FOR AKANKSHA KAPOOR, a six-year-old student of Delhi Public School, the best part about learning with Logic Roots is the bright colours she encounters. Moreover, it’s so much fun. “I love Say Cheese because the rats are very cute and the game is easy to understand,” she says. Several other kids share this opinion. “Which child did not love to playLudo, Monopoly, Snakes and Ladders? We all have memories of that game because it was so much fun. Yet, we never understood that we were learning important lessons about team play, number addition and learning to lose [with grace]. We enjoyed these lessons because they were never forced upon us, we learned them naturally,” says Shalini Banerjee, a teacher at Bluebells School in Delhi. “Children just respond well to anything which isn’t one-sided and comes with a storyline. That’s why Sesame Street learning and Teletubby edutainment shows did so well—because they made English, Math and Science into a cartoon show. Take that one step further by involving the child and parents with the game itself, and it’s a winner,” she adds.
But staying a top player in this incipient market may not be easy for Logic Roots. Educational games are coming in from overseas and the Jaipur-based firm already faces competition from Leapfrog and IXL, apart from Meritnation.com. They may not have the same products, but their essential mantra is the same—activity-based, interactive, personalised learning. “I think our USP is the fact that we are a niche product, focusing on a core subject and the various skills needed to love and excel at that subject,” says Gandhi, adding that the company would not be going digital any time soon. “We want to stick to physical games [mainly], even though we believe in the power of digital. Unfortunately, internet education isn’t as well developed in India yet. And kids often find e-learning to be monotonous and boring, especially because they are left to their own devices. Parents rarely get involved with online education portals because they are not required to,” says Gandhi.
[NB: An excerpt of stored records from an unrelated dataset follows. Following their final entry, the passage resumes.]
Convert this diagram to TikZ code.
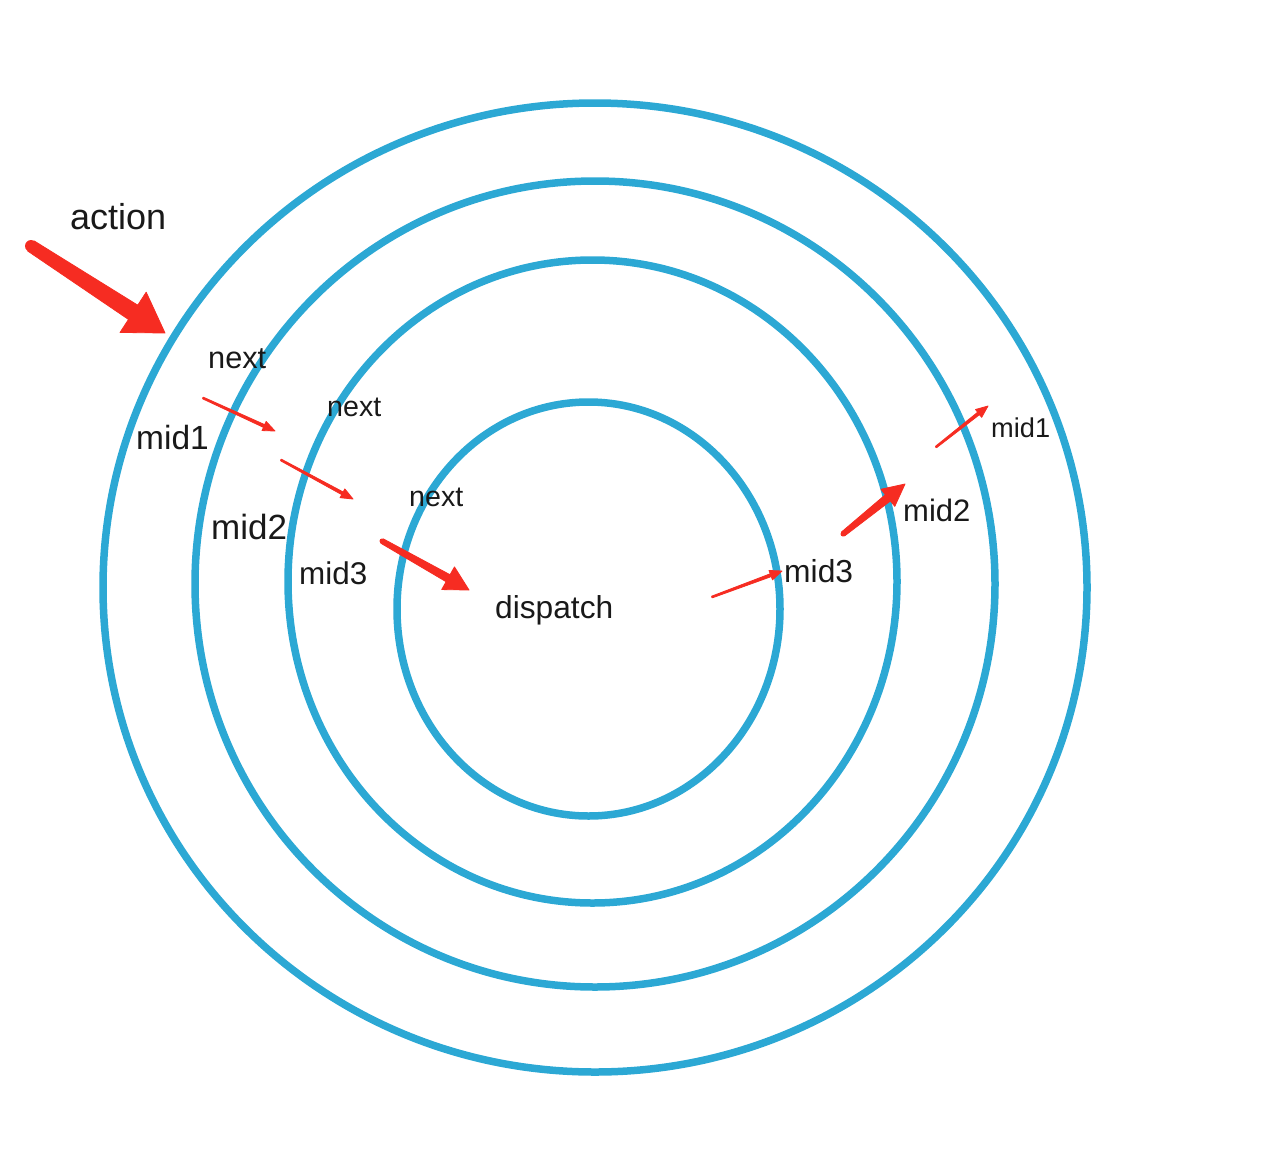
\documentclass[tikz,border=0pt]{standalone}
\usepackage{fontspec}
\setmainfont{Liberation Sans}
\usetikzlibrary{calc}
\definecolor{ringblue}{RGB}{44,168,212}
\definecolor{arrred}{RGB}{246,44,34}
\newcommand{\taparrow}[6]{% tail, tip, half tail width, half shaft width, half head width, head length
  \coordinate (tpB) at ($(#2)!#6!(#1)$);
  \fill[arrred,draw=arrred,line width=0.8pt,line join=round]
    ($(#1)!#3!90:(#2)$) --
    ($(tpB)!#4!90:(#2)$) --
    ($(tpB)!#5!90:(#2)$) --
    (#2) --
    ($(tpB)!#5!-90:(#2)$) --
    ($(tpB)!#4!-90:(#2)$) --
    ($(#1)!#3!-90:(#2)$) -- cycle;
  \fill[arrred] (#1) circle [radius=#3];}
\begin{document}
\begin{tikzpicture}[x=1pt,y=-1pt,
  ring/.style={draw=ringblue,line width=7.5pt},
  lbl/.style={inner sep=0pt,anchor=base west,text=black!90}]
\useasboundingbox (0,0) rectangle (1268,1162);
% rings
\draw[ring] (595,587.5) ellipse [x radius=492,y radius=484.5];
\draw[ring] (595,584) ellipse [x radius=400,y radius=403];
\draw[ring] (592.5,581.5) ellipse [x radius=304.5,y radius=321.5];
\draw[ring] (588.5,609) ellipse [x radius=191.5,y radius=207];
% labels
\node[lbl,font=\fontsize{36}{40}\selectfont] (action) at (70,229) {action};
\node[lbl,font=\fontsize{30.7}{34}\selectfont] (next1) at (208,368) {next};
\node[lbl,font=\fontsize{33.5}{37}\selectfont] (mid1l) at (136,449) {mid1};
\node[lbl,font=\fontsize{28.6}{32}\selectfont] (next2) at (327,416) {next};
\node[lbl,font=\fontsize{35}{39}\selectfont] (mid2l) at (211,539) {mid2};
\node[lbl,font=\fontsize{28.6}{32}\selectfont] (next3) at (409,506) {next};
\node[lbl,font=\fontsize{31.4}{35}\selectfont] (mid3l) at (299,584) {mid3};
\node[lbl,font=\fontsize{31.7}{35}\selectfont] (dispatch) at (495,618) {dispatch};
\node[lbl,font=\fontsize{31.8}{35}\selectfont] (mid3r) at (784,582) {mid3};
\node[lbl,font=\fontsize{31}{35}\selectfont] (mid2r) at (903,521) {mid2};
\node[lbl,font=\fontsize{27.2}{31}\selectfont] (mid1r) at (991,437) {mid1};
% arrow end points
\coordinate (aT) at (31,246);  \coordinate (aH) at (165,333);
\coordinate (n1T) at (203,398); \coordinate (n1H) at (275,431);
\coordinate (n2T) at (281,460); \coordinate (n2H) at (353,499);
\coordinate (n3T) at (382,541); \coordinate (n3H) at (469,590);
\coordinate (r3T) at (712,597); \coordinate (r3H) at (782,571);
\coordinate (r2T) at (843,534); \coordinate (r2H) at (905,484);
\coordinate (r1T) at (936,447); \coordinate (r1H) at (988,406);
% arrows
\taparrow{aT}{aH}{6pt}{8.5pt}{24pt}{38pt}
\taparrow{n1T}{n1H}{0.9pt}{1.5pt}{5pt}{12pt}
\taparrow{n2T}{n2H}{0.9pt}{1.5pt}{5pt}{12pt}
\taparrow{n3T}{n3H}{2.5pt}{4pt}{13pt}{24pt}
\taparrow{r3T}{r3H}{0.9pt}{1.5pt}{5pt}{12pt}
\taparrow{r2T}{r2H}{2.5pt}{4pt}{11pt}{22pt}
\taparrow{r1T}{r1H}{0.9pt}{1.5pt}{5pt}{12pt}
\end{tikzpicture}
\end{document}
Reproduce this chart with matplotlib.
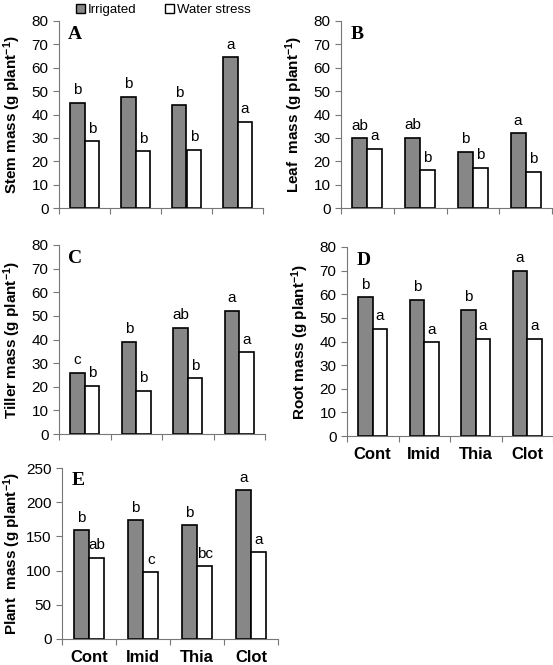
import numpy as np
import matplotlib
matplotlib.use("Agg")
import matplotlib.pyplot as plt
from matplotlib.patches import Patch

plt.rcParams['font.family'] = ['Liberation Sans', 'DejaVu Sans']
plt.rcParams['mathtext.fontset'] = 'custom'
plt.rcParams['mathtext.rm'] = 'Liberation Sans:bold'
plt.rcParams['mathtext.bf'] = 'Liberation Sans:bold'
plt.rcParams['mathtext.default'] = 'bf'

treatments = ['Cont', 'Imid', 'Thia', 'Clot']

stem_irr = [45, 47.5, 44, 64.5]
stem_ws = [28.5, 24.3, 24.8, 37]
stem_irr_lab = ['b', 'b', 'b', 'a']
stem_ws_lab = ['b', 'b', 'b', 'a']

leaf_irr = [29.8, 30, 24, 32]
leaf_ws = [25.2, 16.2, 17.2, 15.5]
leaf_irr_lab = ['ab', 'ab', 'b', 'a']
leaf_ws_lab = ['a', 'b', 'b', 'b']

tiller_irr = [25.8, 39, 45, 52]
tiller_ws = [20.5, 18.2, 23.5, 34.5]
tiller_irr_lab = ['c', 'b', 'ab', 'a']
tiller_ws_lab = ['b', 'b', 'b', 'a']

root_irr = [58.7, 57.5, 53.5, 70]
root_ws = [45.3, 39.6, 41, 41]
root_irr_lab = ['b', 'b', 'b', 'a']
root_ws_lab = ['a', 'a', 'a', 'a']

plant_irr = [159, 174, 166, 218]
plant_ws = [119, 98, 106, 127]
plant_irr_lab = ['b', 'b', 'b', 'a']
plant_ws_lab = ['ab', 'c', 'bc', 'a']

gray = '#878787'
W, H = 553, 665
fig = plt.figure(figsize=(W / 100, H / 100), dpi=100)


def box(l, r, t, b):
    return [l / W, 1 - b / H, (r - l) / W, (b - t) / H]


def panel(rect, irr, ws, irr_lab, ws_lab, ylabel, letter, ymax, step, xlabels=False, pad=6):
    ax = fig.add_axes(rect)
    x = np.arange(len(treatments))
    w = 0.285
    ax.bar(x - w / 2, irr, w, color=gray, edgecolor='black', linewidth=1.2)
    ax.bar(x + w / 2, ws, w, color='white', edgecolor='black', linewidth=1.2)
    off = ymax * 0.03
    for i in range(len(x)):
        ax.text(x[i] - w / 2, irr[i] + off, irr_lab[i], ha='center', va='bottom', fontsize=11)
        ax.text(x[i] + w / 2, ws[i] + off, ws_lab[i], ha='center', va='bottom', fontsize=11)
    ax.set_xlim(-0.5, 3.5)
    ax.set_ylim(0, ymax)
    ax.set_yticks(np.arange(0, ymax + 1, step))
    ax.set_xticks(np.arange(-0.5, 4, 1))
    ax.set_xticklabels([])
    ax.tick_params(axis='x', length=4, color='#777777', direction='out')
    ax.tick_params(axis='y', length=4, color='#777777', labelsize=11)
    if xlabels:
        ax.set_xticks(x, minor=True)
        ax.set_xticklabels(treatments, minor=True, fontweight='bold', fontsize=12)
        ax.tick_params(axis='x', which='minor', length=0, pad=8)
    for s in ['top', 'right']:
        ax.spines[s].set_visible(False)
    for s in ['left', 'bottom']:
        ax.spines[s].set_color('#777777')
    ax.set_ylabel(ylabel, fontweight='bold', fontsize=11, labelpad=pad)
    ax.text(0.045, 0.975, letter, transform=ax.transAxes, fontsize=14, fontweight='bold',
            family='Liberation Serif', va='top', ha='left')
    return ax


panel(box(59, 263, 21, 208), stem_irr, stem_ws, stem_irr_lab, stem_ws_lab,
      r'Stem mass (g plant$^{-1}$)', 'A', 80, 10)
panel(box(341, 552, 21, 208), leaf_irr, leaf_ws, leaf_irr_lab, leaf_ws_lab,
      r'Leaf  mass (g plant$^{-1}$)', 'B', 80, 10)
panel(box(59, 265, 245, 434), tiller_irr, tiller_ws, tiller_irr_lab, tiller_ws_lab,
      r'Tiller mass (g plant$^{-1}$)', 'C', 80, 10)
panel(box(347, 553, 247, 436), root_irr, root_ws, root_irr_lab, root_ws_lab,
      r'Root mass (g plant$^{-1}$)', 'D', 80, 10, xlabels=True)
panel(box(62, 278, 468, 639), plant_irr, plant_ws, plant_irr_lab, plant_ws_lab,
      r'Plant  mass (g plant$^{-1}$)', 'E', 250, 50, xlabels=True, pad=2)

handles = [Patch(facecolor=gray, edgecolor='black', label='Irrigated'),
           Patch(facecolor='white', edgecolor='black', label='Water stress')]
fig.legend(handles=handles, loc='upper center', bbox_to_anchor=(0.295, 1.012), ncol=2,
           frameon=False, fontsize=9.5, handlelength=0.7, handleheight=0.7,
           handletextpad=0.2, columnspacing=2.2)

fig.savefig('out.png', dpi=100)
Logic Roots currently has offices in Jaipur and Mumbai and a team of 34 employees. And Gandhi couldn’t be happier—reinventing how kids learn and practice Math has been both professionally and personally fulfilling for him. “The hardest part of starting out on your own is to convince everyone,” he says, “You start with yourself, then your parents, then investors, then distributors and finally buyers. It’s a gruelling, sometimes emotionally and physically draining process because you are constantly questioned. This is when I realised that money can never be the motivation for becoming an entrepreneur. You need to have a different drive to keep you going. Else, you’ll give up the minute you hit the first roadblock, and believe me there will be many.” What kind of barriers? “Anything. From renting an office space to finding a warehouse, hiring your first employee to budgeting your first product, contracting a manufacturer to working out a profitable deal with a retailer—and these aren’t even related to the actual product and company. It’s tough work turning an idea in your head, a handful of thoughts, into a sustainable reality. Turning an idea into reality is possible. Turning it into a sustainable reality is much harder”
Despite the challenges and the tiny nagging fear that things might not work out, Gandhi remains an advocate of entrepreneurship, saying that there are few things better than knowing you haven’t just created something worthwhile but also helped the economy by providing jobs. “It’s a rewarding and satisfying feeling to go from job-seeker to job-generator. You also feel a sense of satisfaction to know you’re promoting entrepreneurship. And proving that anything is possible if you really set your mind to it.” And that’s not all. “I think one of the best moments was when we gave our games to children who have a learning disorder. And we saw them go from being back benchers to engaged students who were excited at the prospect of learning. Math became a part of their life because they’d go home and play our games with their family and friends. That’s when we knew we were on the right track.”